2. Embrace what this new life stage offers.
There are so many things you can do now as a post-grad that you couldn’t do in college. So instead of feeling sad about what you’re missing, take advantage of what is now available to you that wasn’t before. For example, living in an apartment in a new city, decorating your apartment, not having to study or work after 5pm or on the weekends, meeting new people, learning about your industry in the real world, making your own money, etc. I remember loving the fact that I didn’t have any responsibilities after the workday ended or on the weekends, so take advantage of things like that by making plans, exploring your city, etc.
3. Have your go-tos for those sad moments.
Whenever I’m feeling sad, whether it’s about something in particular or it’s just for an inexplicable reason, I have a few things that always make me feel better in that moment: watching Father of the Bride and other old movies that remind me of my family, playing with puppies, shopping, curling up in bed, coloring, etc. One time my sister actually wrote down a list of these things for me so that when I felt sad I could look at them and remind myself what to do to feel better. It sounds so simple (and a little silly), but it really helped.
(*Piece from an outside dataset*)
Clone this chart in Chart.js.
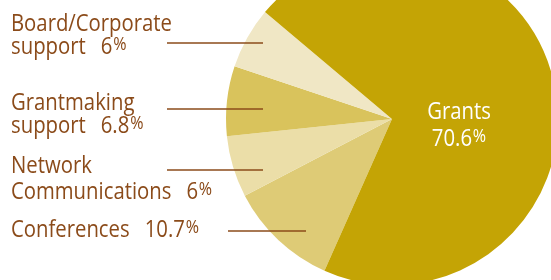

So now, if I’m feeling down and just can’t get out of it, I let myself feel sad for a bit and do those small things that make me feel a little better in the moment (these mantras also help!).
4. Talk to someone.
I also remember not telling the people around me when I was feeling sad, but that just made me feel more alone. Remember that you have all these people in your life who love you. Call or text someone you love and let them know what you’re feeling. I promise, you are NOT a burden on them (that was always my fear!). They want to hear from you and they want you to be happy. Keeping your feelings inside will just make it worse, so try to talk it out with someone and I promise you’ll feel SO much better!
5. Remember you’re going through a major life change.
It’s also important to remind yourself that you are still in the midst of a major life change, so it’s totally okay to be feeling sad or anxious now and then. Transitioning from college to real life is a phase — and not just a two week phase, but more like a two year phase. Try to “zoom out” and remember that these couple years after school are just the beginning of your life. We need to go through these transition periods to get to the good stuff!